We present converged ab initio calculations of the optical absorption spectra of single-layer, double-layer, and bulk MoS${}_2$. Both the quasiparticle-energy calculations (on the level of the GW approximation ) and the calculation of the absorption spectra (on the level of the Bethe-Salpeter equation) explicitly include spin-orbit coupling, using the full spinorial Kohn-Sham wave functions as input. Without excitonic effects, the absorption spectra would have the form of a step function, corresponding to the joint density of states of a parabolic band dispersion in two dimensions. This profile is deformed by a pronounced bound excitonic peak below the continuum onset.
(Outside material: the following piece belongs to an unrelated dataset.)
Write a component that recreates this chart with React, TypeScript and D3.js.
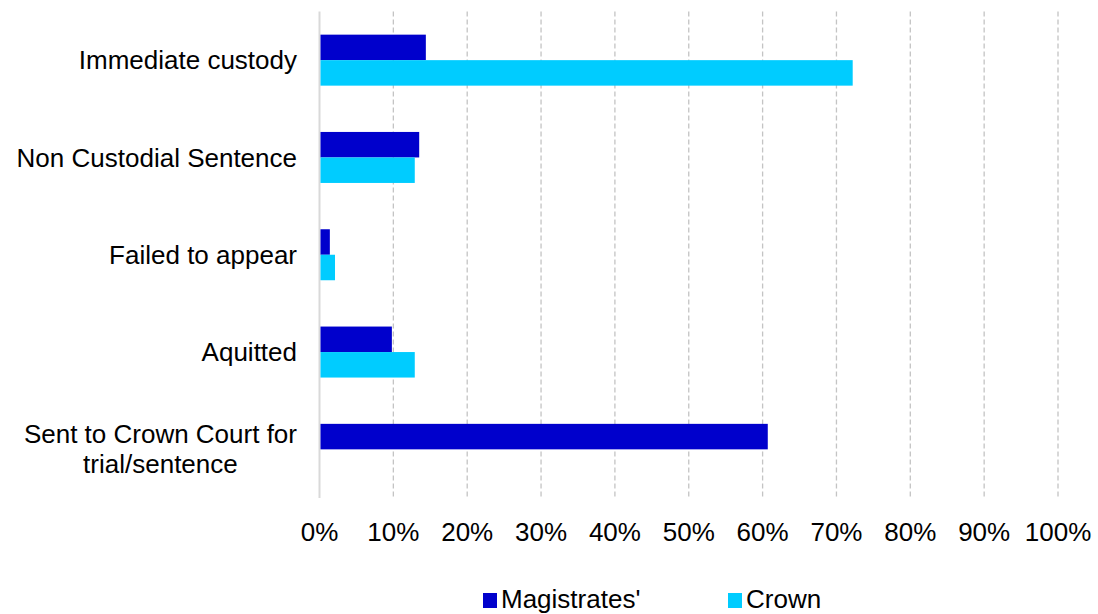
import React, { useEffect, useRef } from "react";
import * as d3 from "d3";

const categories = [
  "Immediate custody",
  "Non Custodial Sentence",
  "Failed to appear",
  "Aquitted",
  "Sent to Crown Court for\ntrial/sentence",
];
const seriesNames = ["Magistrates'", "Crown"];
const magistrates = [0.144, 0.135, 0.014, 0.098, 0.607];
const crown = [0.722, 0.129, 0.021, 0.129, 0];
const seriesColors = ["#0000CC", "#00CCFF"];
const ticks = [0, 0.1, 0.2, 0.3, 0.4, 0.5, 0.6, 0.7, 0.8, 0.9, 1.0];

const W = 1098;
const H = 614;
const FONT = "'Liberation Sans', Arial, sans-serif";
const FS = 26;

export default function App() {
  const ref = useRef<SVGSVGElement>(null);
  useEffect(() => {
    const svg = d3.select(ref.current);
    svg.selectAll("*").remove();
    const x = d3.scaleLinear().domain([0, 1]).range([319.5, 1058]);
    const y = d3.scaleBand().domain(categories).range([11.5, 498]).paddingInner(0).paddingOuter(0);
    const barH = 25.5;
    const inner = d3.scaleBand().domain(seriesNames)
      .range([y.bandwidth() / 2 - barH, y.bandwidth() / 2 + barH]).padding(0);

    // gridlines
    svg.append("g").selectAll("line").data(ticks.slice(1)).join("line")
      .attr("x1", (d) => x(d)).attr("x2", (d) => x(d))
      .attr("y1", 11.5).attr("y2", 498)
      .attr("stroke", "#C4C4C4").attr("stroke-width", 1.3).attr("stroke-dasharray", "5,3");
    svg.append("line").attr("x1", x(0)).attr("x2", x(0)).attr("y1", 11.5).attr("y2", 498)
      .attr("stroke", "#D9D9D9").attr("stroke-width", 2);

    const values = [magistrates, crown];
    values.forEach((vals, si) => {
      svg.append("g").selectAll("rect").data(categories).join("rect")
        .attr("x", x(0) + 1)
        .attr("y", (c) => (y(c) as number) + (inner(seriesNames[si]) as number))
        .attr("width", (c, i) => Math.max(0, x(vals[i]) - x(0) - 1))
        .attr("height", inner.bandwidth())
        .attr("fill", seriesColors[si]);
    });

    // category labels
    const lab = svg.append("g").attr("font-family", FONT).attr("font-size", FS).attr("fill", "#000");
    categories.forEach((c) => {
      const lines = c.split("\n");
      const cy = (y(c) as number) + y.bandwidth() / 2;
      const lh = 30;
      const t = lab.append("text").attr("text-anchor", "middle");
      const tspans = lines.map((l, i) =>
        t.append("tspan").attr("y", cy + (i - (lines.length - 1) / 2) * lh).attr("dy", "0.35em").text(l)
      );
      const widths = tspans.map((ts) => (ts.node() as SVGTSpanElement).getComputedTextLength());
      const maxW = Math.max(...widths);
      const cx = 297 - maxW / 2;
      tspans.forEach((ts) => ts.attr("x", cx));
    });

    // x tick labels
    svg.append("g").attr("font-family", FONT).attr("font-size", FS)
      .selectAll("text").data(ticks).join("text")
      .attr("x", (d) => x(d)).attr("y", 541).attr("text-anchor", "middle")
      .text((d) => d3.format(".0%")(d));

    // legend
    const leg = svg.append("g").attr("font-family", FONT).attr("font-size", FS);
    const legX = [483, 728];
    seriesNames.forEach((s, i) => {
      leg.append("rect").attr("x", legX[i]).attr("y", 593).attr("width", 14).attr("height", 15).attr("fill", seriesColors[i]);
      leg.append("text").attr("x", legX[i] + 18).attr("y", 608).text(s);
    });
  }, []);
  return <svg ref={ref} width={W} height={H} style={{ position: "absolute", left: 0, top: 0, background: "#fff" }} />;
}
The peak is split by spin-orbit interaction in the case of single-layer and (mostly) by interlayer interaction in the case of double-layer and bulk MoS${}_2$. The resulting absorption spectra are thus very similar in the three cases, but the interpretation of the spectra is different. Differences in the spectra can be seen in the shape of the absorption spectra at 3 eV where the spectra of the single and double layers are dominated by a strongly bound exciton.

Figure 1

From left to right: Band structure of MoS${}_2$ single layer, double layer, and bulk in the LDA (thin dashed lines) and in the $G_0{W}_0$ approximation (thick continuous lines).

Figure 2

(a)–(c) Optical spectra for single-layer, double-layer, and bulk MoS${}_2$, obtained with the BSE (solid lines) and RPA (dashed lines). LDA and GW band gaps at $K$ are marked with vertical dashed lines, the absorption threshold is marked with a vertical solid line. Note that the wiggles above 2.5 eV in panel (c) are due to finite $\mathbf{k}$-point sampling. (d)–(f) Experimental absorption spectra (Refs. 3 and 4) in comparison to the calculations (solid lines, shifted by about $-0.2$ eV).

Figure 3

Exciton wave functions: (a) top view of bound exciton $A$ of single layer, (b) top view of bound exciton at 3.0 eV of single layer, (c) lateral view of the exciton $A$ of the single layer, (d) lateral view of the exciton $A$ in bulk. In all cases, the hole has been placed on the Mo atom in the center of the figure. Images were realized with the software XCrySDen (Ref. 38).

Figure 4

Left axis: Bethe-Salpeter spectra for several $\mathbf{k}$-point grids. Right axis: Exciton binding energy ($E_b$) as a function of the number of irreducible $\mathbf{k}$ points. Note the correspondence in the colors of the spectra and $E_b$.